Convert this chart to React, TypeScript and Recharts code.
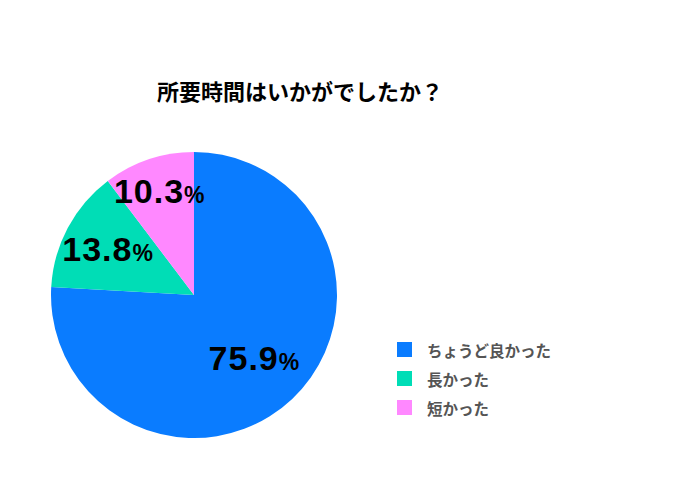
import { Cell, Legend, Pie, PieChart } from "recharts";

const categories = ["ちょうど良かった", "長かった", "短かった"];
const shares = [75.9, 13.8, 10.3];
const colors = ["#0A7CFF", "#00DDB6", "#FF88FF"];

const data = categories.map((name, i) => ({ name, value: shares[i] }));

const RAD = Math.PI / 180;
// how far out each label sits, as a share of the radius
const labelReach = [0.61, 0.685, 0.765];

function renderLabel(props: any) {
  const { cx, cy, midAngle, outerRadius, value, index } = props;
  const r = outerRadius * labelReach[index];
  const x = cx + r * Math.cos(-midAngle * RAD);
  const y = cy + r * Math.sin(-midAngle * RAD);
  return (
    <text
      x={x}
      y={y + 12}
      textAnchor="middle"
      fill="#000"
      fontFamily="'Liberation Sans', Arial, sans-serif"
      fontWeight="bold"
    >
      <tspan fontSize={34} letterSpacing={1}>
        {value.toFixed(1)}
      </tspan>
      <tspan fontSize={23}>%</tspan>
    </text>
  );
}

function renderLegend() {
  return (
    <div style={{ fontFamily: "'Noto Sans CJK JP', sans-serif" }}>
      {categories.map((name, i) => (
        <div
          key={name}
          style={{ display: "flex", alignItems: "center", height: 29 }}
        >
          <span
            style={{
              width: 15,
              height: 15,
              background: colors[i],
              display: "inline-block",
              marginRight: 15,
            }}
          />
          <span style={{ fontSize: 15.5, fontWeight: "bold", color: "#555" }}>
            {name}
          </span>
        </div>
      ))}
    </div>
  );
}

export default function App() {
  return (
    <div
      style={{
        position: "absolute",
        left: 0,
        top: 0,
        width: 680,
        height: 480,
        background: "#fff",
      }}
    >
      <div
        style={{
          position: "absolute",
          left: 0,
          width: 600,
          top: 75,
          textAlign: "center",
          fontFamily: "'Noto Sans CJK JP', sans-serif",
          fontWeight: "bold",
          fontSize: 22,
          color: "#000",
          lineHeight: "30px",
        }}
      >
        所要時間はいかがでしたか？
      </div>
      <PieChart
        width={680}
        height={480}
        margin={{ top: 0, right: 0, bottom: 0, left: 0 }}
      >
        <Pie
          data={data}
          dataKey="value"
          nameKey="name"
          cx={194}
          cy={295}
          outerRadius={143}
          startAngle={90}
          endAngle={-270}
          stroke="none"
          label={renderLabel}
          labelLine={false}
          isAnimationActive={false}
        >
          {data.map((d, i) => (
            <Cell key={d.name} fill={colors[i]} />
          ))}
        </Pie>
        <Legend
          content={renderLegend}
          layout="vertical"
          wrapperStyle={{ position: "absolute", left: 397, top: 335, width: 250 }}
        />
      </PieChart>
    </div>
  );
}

Your task:
All the material shown above is to be copied exactly, with no pictures carried over.

Solution for this task:
Convert this chart to React, TypeScript and Recharts code.
import { Cell, Legend, Pie, PieChart } from "recharts";

const categories = ["ちょうど良かった", "長かった", "短かった"];
const shares = [75.9, 13.8, 10.3];
const colors = ["#0A7CFF", "#00DDB6", "#FF88FF"];

const data = categories.map((name, i) => ({ name, value: shares[i] }));

const RAD = Math.PI / 180;
// how far out each label sits, as a share of the radius
const labelReach = [0.61, 0.685, 0.765];

function renderLabel(props: any) {
  const { cx, cy, midAngle, outerRadius, value, index } = props;
  const r = outerRadius * labelReach[index];
  const x = cx + r * Math.cos(-midAngle * RAD);
  const y = cy + r * Math.sin(-midAngle * RAD);
  return (
    <text
      x={x}
      y={y + 12}
      textAnchor="middle"
      fill="#000"
      fontFamily="'Liberation Sans', Arial, sans-serif"
      fontWeight="bold"
    >
      <tspan fontSize={34} letterSpacing={1}>
        {value.toFixed(1)}
      </tspan>
      <tspan fontSize={23}>%</tspan>
    </text>
  );
}

function renderLegend() {
  return (
    <div style={{ fontFamily: "'Noto Sans CJK JP', sans-serif" }}>
      {categories.map((name, i) => (
        <div
          key={name}
          style={{ display: "flex", alignItems: "center", height: 29 }}
        >
          <span
            style={{
              width: 15,
              height: 15,
              background: colors[i],
              display: "inline-block",
              marginRight: 15,
            }}
          />
          <span style={{ fontSize: 15.5, fontWeight: "bold", color: "#555" }}>
            {name}
          </span>
        </div>
      ))}
    </div>
  );
}

export default function App() {
  return (
    <div
      style={{
        position: "absolute",
        left: 0,
        top: 0,
        width: 680,
        height: 480,
        background: "#fff",
      }}
    >
      <div
        style={{
          position: "absolute",
          left: 0,
          width: 600,
          top: 75,
          textAlign: "center",
          fontFamily: "'Noto Sans CJK JP', sans-serif",
          fontWeight: "bold",
          fontSize: 22,
          color: "#000",
          lineHeight: "30px",
        }}
      >
        所要時間はいかがでしたか？
      </div>
      <PieChart
        width={680}
        height={480}
        margin={{ top: 0, right: 0, bottom: 0, left: 0 }}
      >
        <Pie
          data={data}
          dataKey="value"
          nameKey="name"
          cx={194}
          cy={295}
          outerRadius={143}
          startAngle={90}
          endAngle={-270}
          stroke="none"
          label={renderLabel}
          labelLine={false}
          isAnimationActive={false}
        >
          {data.map((d, i) => (
            <Cell key={d.name} fill={colors[i]} />
          ))}
        </Pie>
        <Legend
          content={renderLegend}
          layout="vertical"
          wrapperStyle={{ position: "absolute", left: 397, top: 335, width: 250 }}
        />
      </PieChart>
    </div>
  );
}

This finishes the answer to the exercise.